» **Task instructions**: Starting with the first line below, extract each line through the one that contains "const dashes = ['solid', [4, 3], [1.5, 3]];", inclusive, excluding pictures.

» **Dataset**:
▼

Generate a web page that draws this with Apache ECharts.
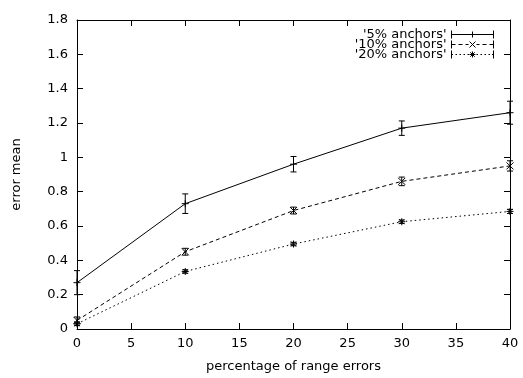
<!DOCTYPE html>
<html>
<head>
<meta charset="utf-8">
<title>error mean vs range errors</title>
<script src="https://cdn.jsdelivr.net/npm/echarts@6/dist/echarts.min.js"></script>
<style>
  html, body { margin: 0; padding: 0; background: #fff; }
  #chart { width: 523px; height: 378px; }
</style>
</head>
<body>
<div id="chart"></div>
<script>
// x values: percentage of range errors
const rangeErrors = [0, 10, 20, 30, 40];

// series names
const seriesNames = ["'5% anchors'", "'10% anchors'", "'20% anchors'"];

// error mean per series
const mean5 = [0.27, 0.73, 0.96, 1.17, 1.26];
const mean10 = [0.05, 0.45, 0.69, 0.86, 0.95];
const mean20 = [0.03, 0.335, 0.495, 0.625, 0.685];

// half-height of error bars
const err5 = [0.07, 0.057, 0.045, 0.042, 0.067];
const err10 = [0.02, 0.02, 0.02, 0.025, 0.03];
const err20 = [0.01, 0.01, 0.01, 0.01, 0.012];

// axis ticks
const xTicks = [0, 5, 10, 15, 20, 25, 30, 35, 40];
const yTicks = [0, 0.2, 0.4, 0.6, 0.8, 1, 1.2, 1.4, 1.6, 1.8];

const FONT = 'DejaVu Sans';

// point markers (stroked paths)
const plusSymbol = 'path://M0,5L10,5M5,0L5,10';
const crossSymbol = 'path://M0,0L10,10M10,0L0,10';
const starSymbol = 'path://M0,5L10,5M5,0L5,10M1.5,1.5L8.5,8.5M8.5,1.5L1.5,8.5';

// legend samples: line with end caps and the marker in the middle
const legendIcons = [
  'path://M0,0V8M0,4H42M42,0V8M21,1V7M18,4H24',
  'path://M0,0V8M0,4H4M7,4H11M14,4H17M18,1L24,7M24,1L18,7M25,4H28M31,4H35M38,4H42M42,0V8',
  'path://M0,0V8M0,4H1.5M4,4H5.5M8,4H9.5M12,4H13.5M16,4H17.5M18,4H24M21,1V7M18.8,1.8L23.2,6.2M23.2,1.8L18.8,6.2M25,4H26.5M29,4H30.5M33,4H34.5M37,4H38.5M40.5,4H42M42,0V8'
];

const means = [mean5, mean10, mean20];
const errs = [err5, err10, err20];
const symbols = [plusSymbol, crossSymbol, starSymbol];
const dashes = ['solid', [4, 3], [1.5, 3]];

// draw one error bar: vertical line with caps
function renderErrorBar(params, api) {
  const x = api.value(0);
  const lo = api.coord([x, api.value(1)]);
  const hi = api.coord([x, api.value(2)]);
  const w = 3;
  const style = { stroke: '#000', lineWidth: 1, fill: null };
  return {
    type: 'group',
    children: [
      { type: 'line', shape: { x1: lo[0], y1: lo[1], x2: hi[0], y2: hi[1] }, style: style },
      { type: 'line', shape: { x1: lo[0] - w, y1: lo[1], x2: lo[0] + w, y2: lo[1] }, style: style },
      { type: 'line', shape: { x1: hi[0] - w, y1: hi[1], x2: hi[0] + w, y2: hi[1] }, style: style }
    ]
  };
}

const lineSeries = seriesNames.map(function (name, i) {
  return {
    name: name,
    type: 'line',
    data: rangeErrors.map(function (x, j) { return [x, means[i][j]]; }),
    symbol: symbols[i],
    symbolSize: 7,
    showSymbol: true,
    clip: false,
    z: 3,
    lineStyle: { color: '#000', width: 1, type: dashes[i] },
    itemStyle: { color: '#000', borderColor: '#000', borderWidth: 1 },
    emphasis: { disabled: true }
  };
});

const barSeries = seriesNames.map(function (name, i) {
  return {
    name: name,
    type: 'custom',
    renderItem: renderErrorBar,
    encode: { x: 0, y: [1, 2] },
    data: rangeErrors.map(function (x, j) {
      return [x, means[i][j] - errs[i][j], means[i][j] + errs[i][j]];
    }),
    z: 4,
    silent: true
  };
});

const axisCommon = {
  axisLine: { show: true, onZero: false, lineStyle: { color: '#000', width: 1 } },
  axisTick: { show: true, inside: true, length: 6, lineStyle: { color: '#000' } },
  splitLine: { show: false }
};

const chart = echarts.init(document.getElementById('chart'), null, { renderer: 'canvas' });

chart.setOption({
  animation: false,
  backgroundColor: '#fff',
  textStyle: { fontFamily: FONT },
  grid: { left: 77, right: 13, top: 20, bottom: 44 },
  legend: {
    orient: 'vertical',
    right: 22,
    top: 23,
    align: 'right',
    itemWidth: 42,
    itemHeight: 8,
    itemGap: -3,
    selectedMode: false,
    data: seriesNames.map(function (name, i) {
      return { name: name, icon: legendIcons[i] };
    }),
    itemStyle: { color: 'none', borderColor: '#000', borderWidth: 1 },
    textStyle: { fontFamily: FONT, fontSize: 13, color: '#000', lineHeight: 10 }
  },
  xAxis: [
    Object.assign({}, axisCommon, {
      type: 'value',
      position: 'bottom',
      min: xTicks[0],
      max: xTicks[xTicks.length - 1],
      interval: xTicks[1] - xTicks[0],
      name: 'percentage of range errors',
      nameLocation: 'middle',
      nameGap: 31,
      nameTextStyle: { fontFamily: FONT, fontSize: 13, color: '#000' },
      axisLabel: { margin: 8, fontFamily: FONT, fontSize: 13, color: '#000' }
    }),
    Object.assign({}, axisCommon, {
      type: 'value',
      position: 'top',
      min: xTicks[0],
      max: xTicks[xTicks.length - 1],
      interval: xTicks[1] - xTicks[0],
      axisLabel: { show: false }
    })
  ],
  yAxis: [
    Object.assign({}, axisCommon, {
      type: 'value',
      position: 'left',
      min: yTicks[0],
      max: yTicks[yTicks.length - 1],
      interval: 0.2,
      name: 'error mean',
      nameLocation: 'middle',
      nameRotate: 90,
      nameGap: 54,
      nameTextStyle: { fontFamily: FONT, fontSize: 13, color: '#000' },
      axisLabel: {
        margin: 9,
        fontFamily: FONT,
        fontSize: 13,
        color: '#000',
        formatter: function (v) { return String(+v.toFixed(1)); }
      }
    }),
    Object.assign({}, axisCommon, {
      type: 'value',
      position: 'right',
      min: yTicks[0],
      max: yTicks[yTicks.length - 1],
      interval: 0.2,
      axisLabel: { show: false }
    })
  ],
  series: lineSeries.concat(barSeries)
});
</script>
</body>
</html>
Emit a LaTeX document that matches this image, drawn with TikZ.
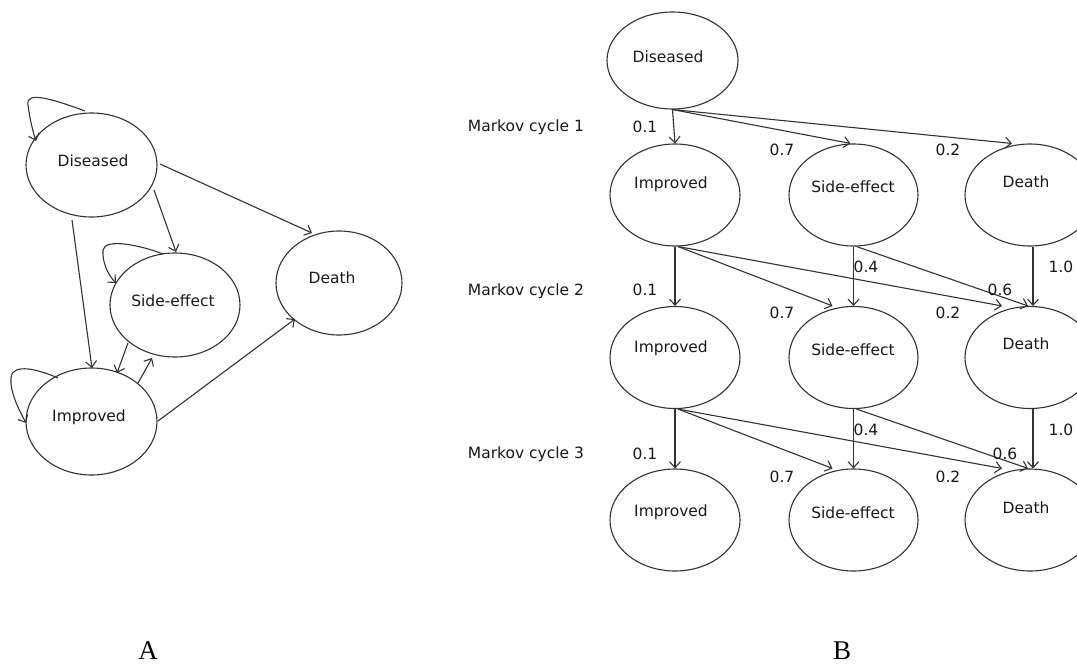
\documentclass[tikz,border=0pt]{standalone}
\usepackage{fontspec}
\setmainfont{DejaVu Sans}
\newfontfamily\serifA{Liberation Serif}
\usetikzlibrary{arrows.meta,calc,shapes.geometric}
\begin{document}
\begin{tikzpicture}[x=1pt,y=-1pt,
  st/.style={draw=black!80,line width=1.1pt,ellipse,inner sep=0pt,minimum width=130pt,minimum height=102pt},
  lbl/.style={font=\fontsize{15.5}{18}\selectfont,text=black!90,inner sep=0pt},
  tr/.style={draw=black!80,line width=1.1pt,-{Straight Barb[length=6pt,width=11pt]}},
  big/.style={font=\serifA\fontsize{27}{32}\selectfont,inner sep=0pt,anchor=base}]
\clip (0,0) rectangle (1077,664);
\fill[white] (0,0) rectangle (1077,664);
% ---------------- Part A ----------------
\node[st,minimum width=131pt,minimum height=104pt] (aD) at (91.5,165) {};
\node[st,minimum width=130pt,minimum height=104pt] (aS) at (175,305) {};
\node[st,minimum width=126pt,minimum height=104pt] (aX) at (339,283) {};
\node[st,minimum width=131pt,minimum height=107pt] (aI) at (91.5,421.5) {};
\node[lbl] (taD) at (93,161) {Diseased};
\node[lbl] (taS) at (173,301) {Side-effect};
\node[lbl] (taX) at (332,278) {Death};
\node[lbl] (taI) at (89,417) {Improved};
% self loops
\draw[tr] (85,111) .. controls (55,100) and (25,90) .. (28,105) .. controls (30,120) and (33,132) .. (36,141);
\draw[tr] (163,254) .. controls (140,245) and (105,238) .. (103,250) .. controls (102,262) and (108,275) .. (116,283);
\draw[tr] (58,378) .. controls (40,370) and (12,362) .. (11,378) .. controls (10,392) and (18,408) .. (26,423);
% transitions
\draw[tr] (160,164) -- (312,233);
\draw[tr] (154,190) -- (176,252);
\draw[tr] (72,220) -- (92,368);
\draw[tr] (128,343) -- (117,373);
\draw[tr] (138,383) -- (152,358);
\draw[tr] (158,421) -- (295,319);
\node[big] (labA) at (148,659) {A};
% ---------------- Part B ----------------
\node[st,minimum width=131pt,minimum height=97pt] (D0) at (672.5,60.5) {};
\node[lbl] at (668,57) {Diseased};
\foreach \r/\y/\ti/\ts/\td in {1/195/184/187/182, 2/357.5/348/350/344, 3/520/512/513/508}{
  \node[st] (I\r) at (675,\y) {};
  \node[st,minimum width=129pt] (S\r) at (853.5,\y) {};
  \node[st] (X\r) at (1030,\y) {};
  \node[lbl] at (671,\ti) {Improved};
  \node[lbl] at (853,\ts) {Side-effect};
  \node[lbl] at (1026,\td) {Death};
}
% cycle labels
\node[lbl] (m1) at (526,127) {Markov cycle 1};
\node[lbl] (m2) at (526,291) {Markov cycle 2};
\node[lbl] (m3) at (526,454) {Markov cycle 3};
% Diseased -> row 1
\draw[tr] (D0.south) -- (I1.north);
\draw[tr] (D0.south) -- ([xshift=-3pt]S1.north);
\draw[tr] (D0.south) -- ([xshift=-18pt]X1.north);
\node[lbl] at (645,127) {0.1};
\node[lbl] at (782,150) {0.7};
\node[lbl] at (948,150) {0.2};
% row 1 -> row 2 and row 2 -> row 3
\foreach \a/\b in {1/2, 2/3}{
  \draw[tr] (I\a.south) -- (I\b.north);
  \draw[tr] ([xshift=3pt]I\a.south) -- ([xshift=-21pt]S\b.north);
  \draw[tr] ([xshift=3pt]I\a.south) -- ([xshift=-28pt]X\b.north);
  \draw[tr] (S\a.south) -- (S\b.north);
  \draw[tr] ([xshift=3pt]S\a.south) -- ([xshift=-2pt]X\b.north);
  \draw[tr] ([xshift=3pt]X\a.south) -- ([xshift=3pt]X\b.north);
}
\node[lbl] at (645,290) {0.1};
\node[lbl] at (782,313) {0.7};
\node[lbl] at (948,313) {0.2};
\node[lbl] at (866,267) {0.4};
\node[lbl] at (1000,290) {0.6};
\node[lbl] at (1061,267) {1.0};
\node[lbl] at (645,454) {0.1};
\node[lbl] at (782,477) {0.7};
\node[lbl] at (948,477) {0.2};
\node[lbl] at (866,430) {0.4};
\node[lbl] at (1005,454) {0.6};
\node[lbl] at (1061,430) {1.0};
\node[big] (labB) at (842,659) {B};
\end{tikzpicture}
\end{document}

▲

» **Expected answer**:
Generate a web page that draws this with Apache ECharts.
<!DOCTYPE html>
<html>
<head>
<meta charset="utf-8">
<title>error mean vs range errors</title>
<script src="https://cdn.jsdelivr.net/npm/echarts@6/dist/echarts.min.js"></script>
<style>
  html, body { margin: 0; padding: 0; background: #fff; }
  #chart { width: 523px; height: 378px; }
</style>
</head>
<body>
<div id="chart"></div>
<script>
// x values: percentage of range errors
const rangeErrors = [0, 10, 20, 30, 40];

// series names
const seriesNames = ["'5% anchors'", "'10% anchors'", "'20% anchors'"];

// error mean per series
const mean5 = [0.27, 0.73, 0.96, 1.17, 1.26];
const mean10 = [0.05, 0.45, 0.69, 0.86, 0.95];
const mean20 = [0.03, 0.335, 0.495, 0.625, 0.685];

// half-height of error bars
const err5 = [0.07, 0.057, 0.045, 0.042, 0.067];
const err10 = [0.02, 0.02, 0.02, 0.025, 0.03];
const err20 = [0.01, 0.01, 0.01, 0.01, 0.012];

// axis ticks
const xTicks = [0, 5, 10, 15, 20, 25, 30, 35, 40];
const yTicks = [0, 0.2, 0.4, 0.6, 0.8, 1, 1.2, 1.4, 1.6, 1.8];

const FONT = 'DejaVu Sans';

// point markers (stroked paths)
const plusSymbol = 'path://M0,5L10,5M5,0L5,10';
const crossSymbol = 'path://M0,0L10,10M10,0L0,10';
const starSymbol = 'path://M0,5L10,5M5,0L5,10M1.5,1.5L8.5,8.5M8.5,1.5L1.5,8.5';

// legend samples: line with end caps and the marker in the middle
const legendIcons = [
  'path://M0,0V8M0,4H42M42,0V8M21,1V7M18,4H24',
  'path://M0,0V8M0,4H4M7,4H11M14,4H17M18,1L24,7M24,1L18,7M25,4H28M31,4H35M38,4H42M42,0V8',
  'path://M0,0V8M0,4H1.5M4,4H5.5M8,4H9.5M12,4H13.5M16,4H17.5M18,4H24M21,1V7M18.8,1.8L23.2,6.2M23.2,1.8L18.8,6.2M25,4H26.5M29,4H30.5M33,4H34.5M37,4H38.5M40.5,4H42M42,0V8'
];

const means = [mean5, mean10, mean20];
const errs = [err5, err10, err20];
const symbols = [plusSymbol, crossSymbol, starSymbol];
const dashes = ['solid', [4, 3], [1.5, 3]];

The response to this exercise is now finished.